• _Given instruction_
Take the line containing "Emit a component", the line containing "import * as", and all lines between them, and transcribe them exactly. Leave out pictures.

• _Source material_
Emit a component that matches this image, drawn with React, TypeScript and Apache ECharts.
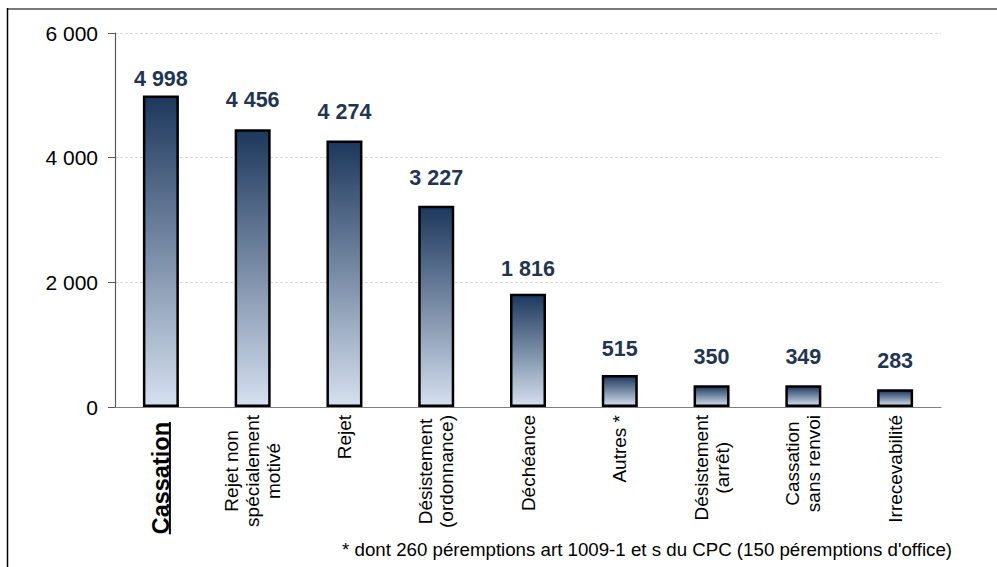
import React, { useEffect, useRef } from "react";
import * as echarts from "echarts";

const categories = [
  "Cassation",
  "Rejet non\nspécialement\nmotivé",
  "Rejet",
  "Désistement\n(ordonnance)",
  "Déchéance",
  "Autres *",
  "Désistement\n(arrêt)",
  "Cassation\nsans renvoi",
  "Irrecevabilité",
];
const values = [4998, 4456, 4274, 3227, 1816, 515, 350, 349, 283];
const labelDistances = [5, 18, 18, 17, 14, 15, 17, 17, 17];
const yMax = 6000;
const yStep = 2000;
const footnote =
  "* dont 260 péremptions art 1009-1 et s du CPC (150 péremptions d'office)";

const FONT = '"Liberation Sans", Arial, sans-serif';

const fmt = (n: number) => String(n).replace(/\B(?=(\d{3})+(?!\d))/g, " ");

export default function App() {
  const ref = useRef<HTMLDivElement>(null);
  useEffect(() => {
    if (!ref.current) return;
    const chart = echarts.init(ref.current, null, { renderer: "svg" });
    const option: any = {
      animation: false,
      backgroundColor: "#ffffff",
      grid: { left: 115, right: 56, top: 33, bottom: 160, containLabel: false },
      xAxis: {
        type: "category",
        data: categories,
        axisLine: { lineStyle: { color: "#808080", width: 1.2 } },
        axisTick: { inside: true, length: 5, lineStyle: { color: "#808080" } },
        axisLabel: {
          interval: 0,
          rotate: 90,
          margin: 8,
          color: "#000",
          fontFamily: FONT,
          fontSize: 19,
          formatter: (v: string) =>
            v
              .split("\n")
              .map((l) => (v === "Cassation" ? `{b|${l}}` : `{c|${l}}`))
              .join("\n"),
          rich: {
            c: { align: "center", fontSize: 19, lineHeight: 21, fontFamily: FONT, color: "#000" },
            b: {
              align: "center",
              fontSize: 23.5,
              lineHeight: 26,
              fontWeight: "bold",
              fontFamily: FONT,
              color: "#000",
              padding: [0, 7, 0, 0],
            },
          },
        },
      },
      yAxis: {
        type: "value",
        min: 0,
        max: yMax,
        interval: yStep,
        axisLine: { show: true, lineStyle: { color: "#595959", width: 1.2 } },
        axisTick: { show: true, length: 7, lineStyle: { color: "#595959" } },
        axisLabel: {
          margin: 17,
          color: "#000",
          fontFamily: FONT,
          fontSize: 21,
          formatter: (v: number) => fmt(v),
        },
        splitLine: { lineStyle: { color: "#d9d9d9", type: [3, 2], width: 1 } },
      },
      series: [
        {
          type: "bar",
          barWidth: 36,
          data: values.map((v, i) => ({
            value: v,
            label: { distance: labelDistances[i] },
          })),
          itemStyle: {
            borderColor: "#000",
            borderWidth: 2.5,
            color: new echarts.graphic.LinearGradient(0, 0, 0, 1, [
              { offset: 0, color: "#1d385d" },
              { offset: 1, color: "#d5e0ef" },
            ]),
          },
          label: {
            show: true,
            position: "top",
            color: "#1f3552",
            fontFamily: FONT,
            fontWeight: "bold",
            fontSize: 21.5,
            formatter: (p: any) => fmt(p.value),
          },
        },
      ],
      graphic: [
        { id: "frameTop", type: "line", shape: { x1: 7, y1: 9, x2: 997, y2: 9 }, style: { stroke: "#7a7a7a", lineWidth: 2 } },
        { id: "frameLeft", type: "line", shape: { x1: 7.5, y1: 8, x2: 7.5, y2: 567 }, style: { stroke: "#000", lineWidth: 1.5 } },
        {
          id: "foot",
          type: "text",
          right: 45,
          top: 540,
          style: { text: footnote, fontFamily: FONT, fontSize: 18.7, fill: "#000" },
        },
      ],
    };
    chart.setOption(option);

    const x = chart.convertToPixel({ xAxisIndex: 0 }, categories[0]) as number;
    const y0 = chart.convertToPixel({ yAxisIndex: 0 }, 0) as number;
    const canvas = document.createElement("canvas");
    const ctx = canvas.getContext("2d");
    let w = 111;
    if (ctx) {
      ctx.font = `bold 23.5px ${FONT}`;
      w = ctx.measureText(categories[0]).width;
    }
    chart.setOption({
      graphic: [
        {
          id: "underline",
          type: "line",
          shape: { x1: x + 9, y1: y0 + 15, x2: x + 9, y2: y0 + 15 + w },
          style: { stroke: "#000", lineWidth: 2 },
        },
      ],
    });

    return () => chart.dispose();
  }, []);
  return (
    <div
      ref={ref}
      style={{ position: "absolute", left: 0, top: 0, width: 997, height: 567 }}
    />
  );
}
...
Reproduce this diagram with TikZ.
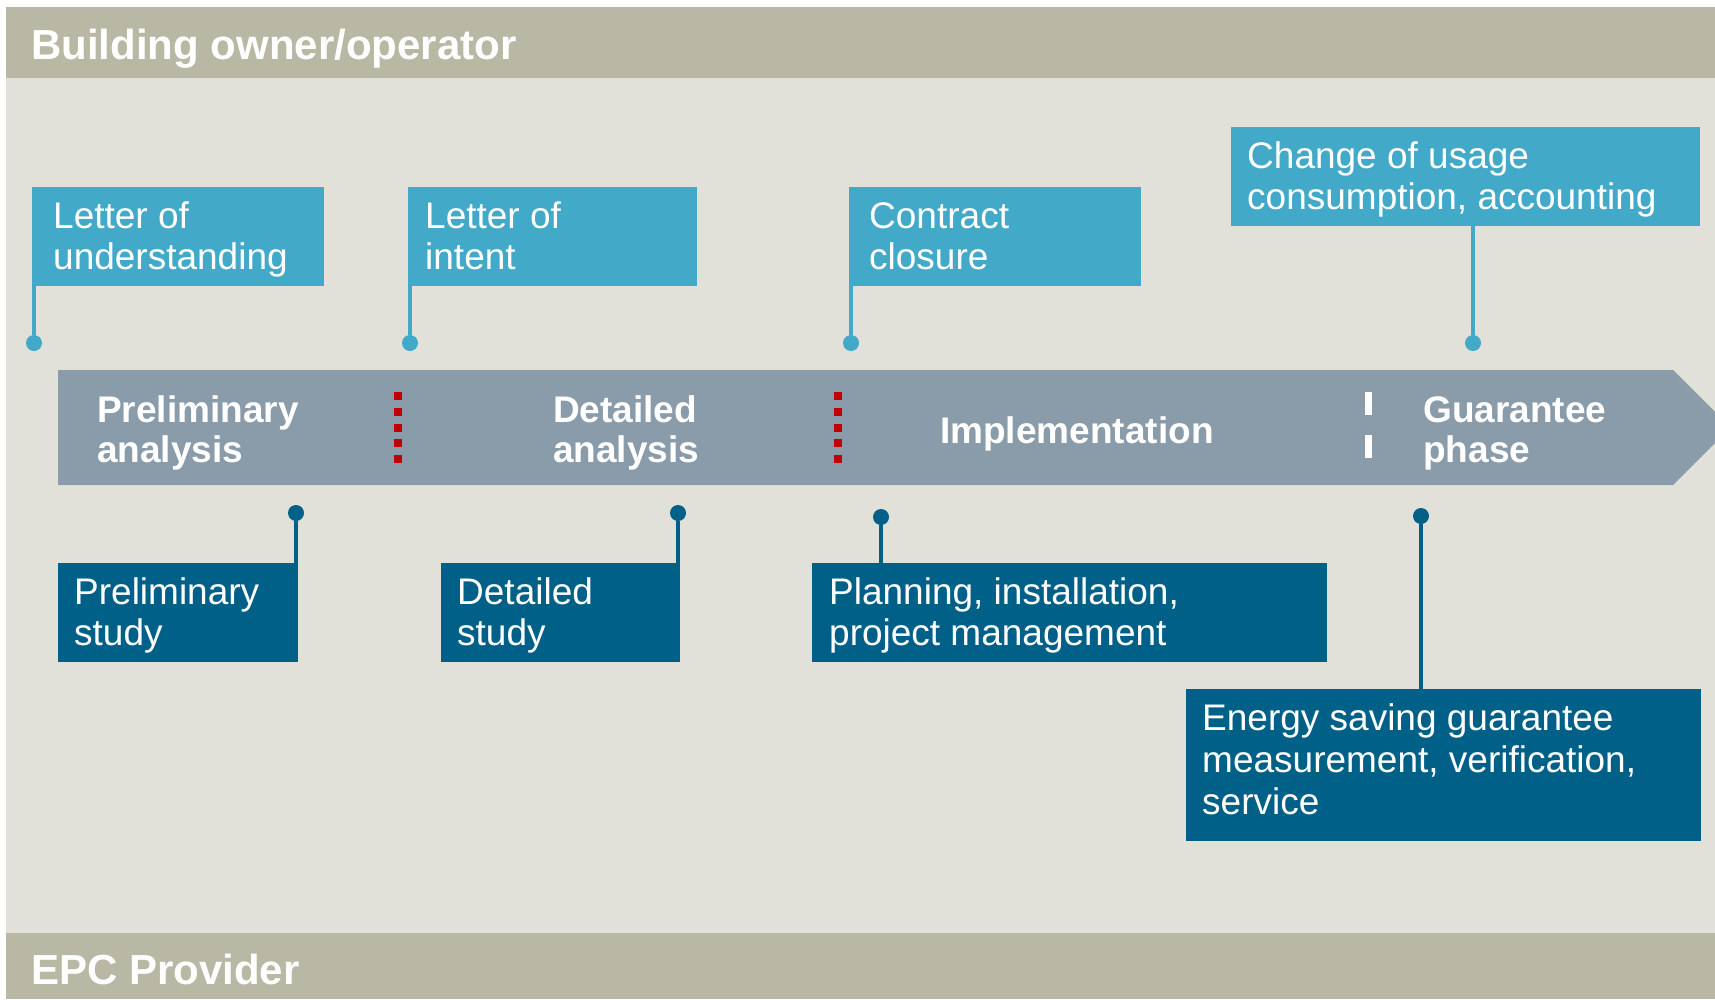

• _Output_
Emit a component that matches this image, drawn with React, TypeScript and Apache ECharts.
import React, { useEffect, useRef } from "react";
import * as echarts from "echarts";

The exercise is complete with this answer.